Mr. John Adaji, Co-Chair of IndustriAll, Sub-Saharan Africa, and a representative from Nigeria, expressed his approval of the strides made by ZDAMWU since its inception.

“In terms of organization, they have done wonderfully well,” Adaji remarked.

He noted the excellent coordination observed during the congress, from the participants to the facilitators and the leadership, highlighting the union’s commitment to continuous improvement.

Abdul-Moomin Gbana, General Secretary of the Ghana Mine Workers Union, echoed Adaji’s sentiments, commending ZDAMWU for its well-structured organization and strong democratic processes.

“Being a union that is barely five or six years old, they have made significant strides,” Gbana stated.

He praised the open and participatory nature of the congress, where delegates freely engaged in discussions, a practice he noted is not always prevalent in other jurisdictions.

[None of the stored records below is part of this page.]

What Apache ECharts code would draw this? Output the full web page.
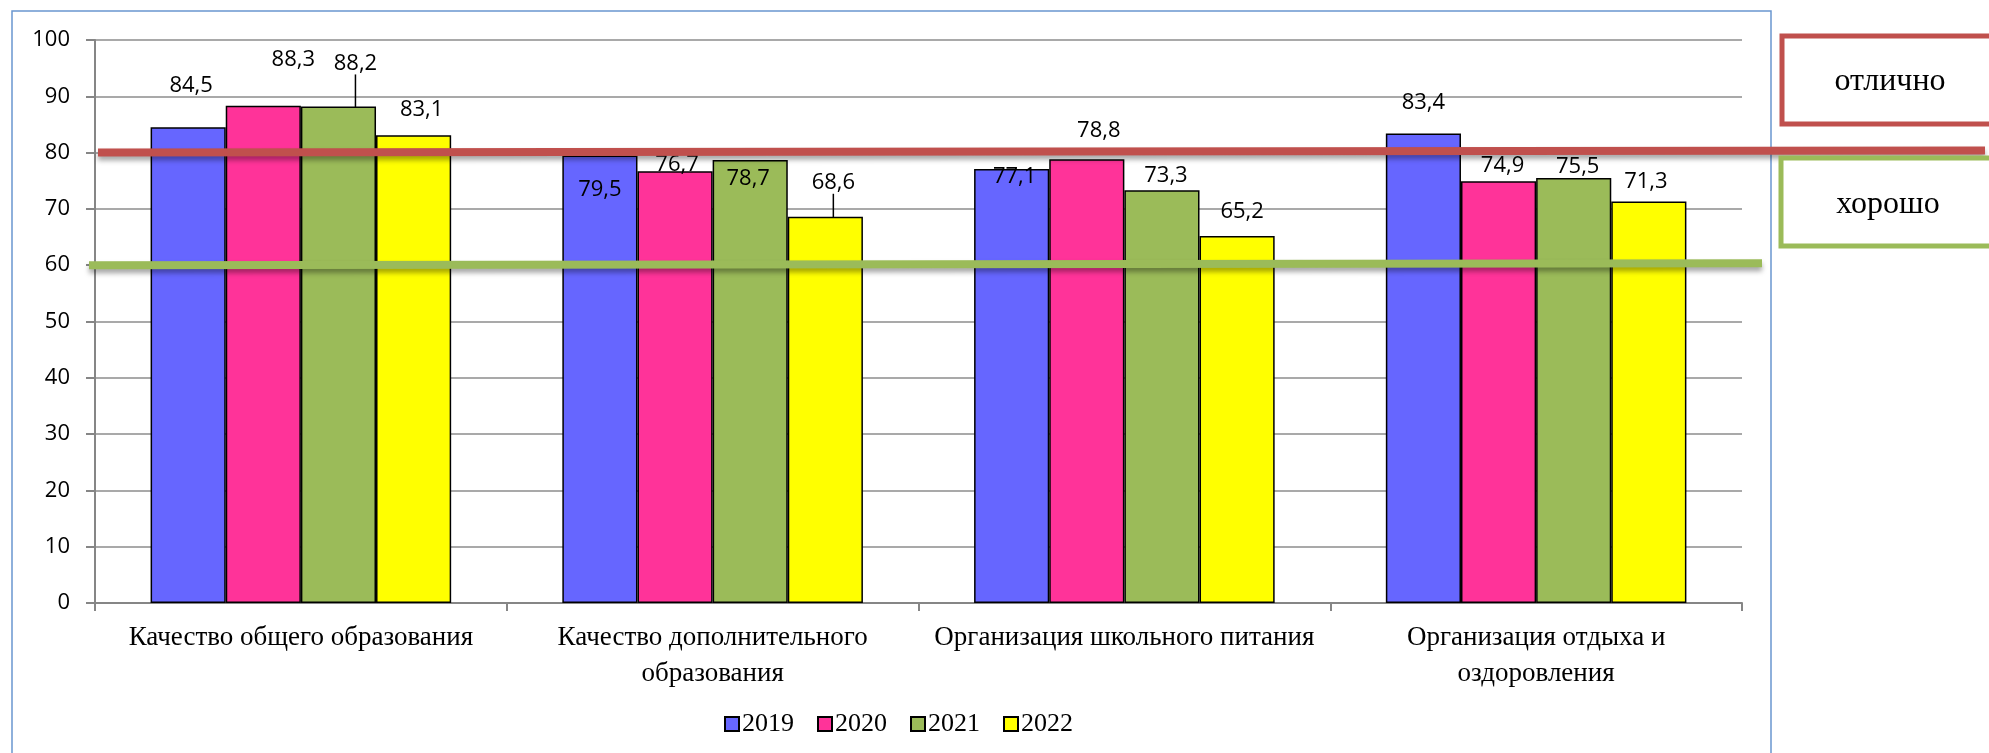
<!DOCTYPE html>
<html><head><meta charset="utf-8">
<script src="https://cdn.jsdelivr.net/npm/echarts@6/dist/echarts.min.js"></script>
<style>html,body{margin:0;padding:0;background:#fff;overflow:hidden}#c{width:1989px;height:753px}</style>
</head><body><div id="c"></div>
<script>
// ---- data ----
const categories = ['Качество общего образования', 'Качество дополнительного\nобразования', 'Организация школьного питания', 'Организация отдыха и\nоздоровления'];
const years = ['2019', '2020', '2021', '2022'];
const v2019 = [84.5, 79.5, 77.1, 83.4];
const v2020 = [88.3, 76.7, 78.8, 74.9];
const v2021 = [88.2, 78.7, 73.3, 75.5];
const v2022 = [83.1, 68.6, 65.2, 71.3];
const yMin = 0, yMax = 100, yStep = 10;
const levelExcellent = 80, levelGood = 60;
const levelNames = ['отлично', 'хорошо'];

// ---- styling ----
const colors = ['#6666FF', '#FF3399', '#9BBB59', '#FFFF00'];
const seriesValues = [v2019, v2020, v2021, v2022];
// label nudges (dx, dy) per series / category, as placed in the original
const labelNudge = [
  [[3, -26], [0, 50], [3, 24], [0, -15]],
  [[30, -30], [2, 10], [12, -13], [4, 0]],
  [[17, -27], [-2, 35], [4, 1], [4, 5]],
  [[8, -9], [8, -18], [5, -8], [-3, -4]]
];
const leader = { '2-0': true, '3-1': true };

const chart = echarts.init(document.getElementById('c'), null, { renderer: 'canvas' });
const numFont = '"Open Sans", sans-serif';
const serif = '"Liberation Serif", "Times New Roman", serif';

const series = years.map((y, si) => ({
  name: y,
  type: 'bar',
  barGap: '0%',
  barCategoryGap: '27%',
  itemStyle: { color: colors[si], borderColor: '#000', borderWidth: 1.5 },
  label: {
    show: true, position: 'top', distance: 5, color: '#000',
    fontFamily: numFont, fontSize: 22,
    formatter: p => String(p.value).replace('.', ',')
  },
  labelLayout: p => ({ dx: labelNudge[si][p.dataIndex][0], dy: labelNudge[si][p.dataIndex][1] }),
  data: seriesValues[si].map((v, ci) => leader[si + '-' + ci]
    ? { value: v, labelLine: { show: true, lineStyle: { color: '#000', width: 1.5 } } }
    : v),
  z: 2
}));

chart.setOption({
  animation: false,
  backgroundColor: '#fff',
  grid: { left: 95, right: 247, top: 40, bottom: 150, containLabel: false },
  legend: {
    data: years, left: 719, top: 706, itemWidth: 14, itemHeight: 14, itemGap: 23,
    icon: 'rect',
    textStyle: { fontFamily: serif, fontSize: 26, color: '#000', padding: [0, 0, 0, -2] }
  },
  xAxis: {
    type: 'category', data: categories,
    axisLine: { lineStyle: { color: '#868686', width: 2 } },
    axisTick: { show: true, length: 8, lineStyle: { color: '#868686', width: 2 } },
    axisLabel: { interval: 0, margin: 17, fontFamily: serif, fontSize: 27, lineHeight: 36, color: '#000' }
  },
  yAxis: {
    type: 'value', min: yMin, max: yMax, interval: yStep,
    axisLine: { show: true, lineStyle: { color: '#868686', width: 2 } },
    axisTick: { show: true, length: 9, lineStyle: { color: '#868686', width: 2 } },
    splitLine: { lineStyle: { color: '#8C8C8C', width: 1.5 } },
    axisLabel: { margin: 25, fontFamily: numFont, fontSize: 22, color: '#000' }
  },
  series: series
});

const yEx = chart.convertToPixel({ yAxisIndex: 0 }, levelExcellent);
const yGd = chart.convertToPixel({ yAxisIndex: 0 }, levelGood);
const shadow = { shadowBlur: 5, shadowOffsetY: 4, shadowColor: 'rgba(0,0,0,0.35)' };
chart.setOption({
  graphic: [
    { type: 'rect', shape: { x: 12, y: 11, width: 1759, height: 780 }, style: { fill: 'none', stroke: '#6A97D0', lineWidth: 1.5 }, z: 0, silent: true },
    { type: 'line', shape: { x1: 98, y1: yEx, x2: 1985, y2: yEx - 2 }, style: Object.assign({ stroke: '#C0504D', lineWidth: 8 }, shadow), z: 50 },
    { type: 'line', shape: { x1: 89, y1: yGd, x2: 1762, y2: yGd - 2 }, style: Object.assign({ stroke: '#9BBB59', lineWidth: 8 }, shadow), z: 50 },
    { type: 'rect', shape: { x: 1782, y: 36, width: 215, height: 88 }, style: { fill: '#fff', stroke: '#C0504D', lineWidth: 5 }, z: 50 },
    { type: 'rect', shape: { x: 1781, y: 158, width: 215, height: 88 }, style: { fill: '#fff', stroke: '#9BBB59', lineWidth: 5 }, z: 50 },
    { type: 'text', x: 1890, y: 82, style: { text: levelNames[0], fontFamily: serif, fontSize: 32, fill: '#000', textAlign: 'center', textVerticalAlign: 'middle' }, z: 51 },
    { type: 'text', x: 1888, y: 205, style: { text: levelNames[1], fontFamily: serif, fontSize: 32, fill: '#000', textAlign: 'center', textVerticalAlign: 'middle' }, z: 51 }
  ]
});
</script>
</body></html>
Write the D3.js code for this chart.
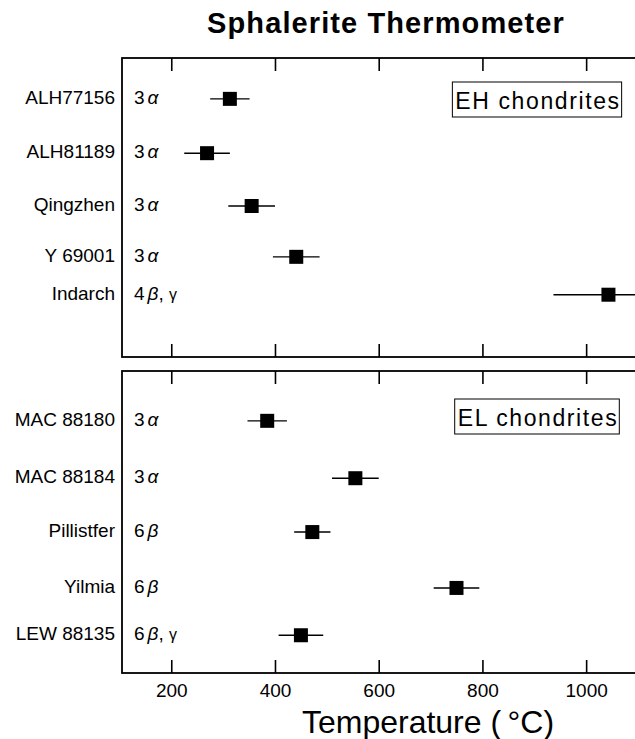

Gbana also acknowledged the union’s proactive stance on critical issues affecting the mining industry, such as job insecurity, anti-union practices, and challenges associated with foreign investments, particularly from Chinese companies.

He commended ZDAMWU’s commitment to tackling these issues head-on, stating, “They are on the right path, and we can only urge them to do more.”

One of the key takeaways from the congress, according to Gbana, was ZDAMWU’s recognition of its forebears.

“An organization or society that does not recognize its forebears is not worth working for,” he emphasized, lauding the union for acknowledging the individuals who laid the foundation for its current successes.

Gbana also stressed the importance of international collaboration among mine worker unions across Africa.

“Internationalism exposes you to your strengths and weaknesses and gives you the opportunity to leverage the strengths of others.

“The presence of multiple mine worker unions from different African countries at the congress exemplified the spirit of internationalism and underscored the value of shared experiences and mutual support,” he said.

John Silungwe, Deputy General Secretary of the Zambia Mine Workers Union, shared his observations on ZDAMWU’s progress, noting the union’s potential to become a significant force in Zimbabwe’s mining sector.

“Considering how many years they’ve been in the union business, I think they are progressing very well,” he said.

However, Silungwe raised concerns about the lack of government representation at the congress, which he believes could undermine the union’s efforts.

“A congress of this nature is supposed to be supported by the government,” he stated, calling for greater collaboration between ZDAMWU and government officials to ensure the union’s continued growth and influence.

Despite these challenges, Silungwe expressed confidence in ZDAMWU’s ability to manage its affairs and expand its membership base.

He noted that the union’s well-organized approach, particularly during an elective congress, demonstrated its capacity for growth and stability.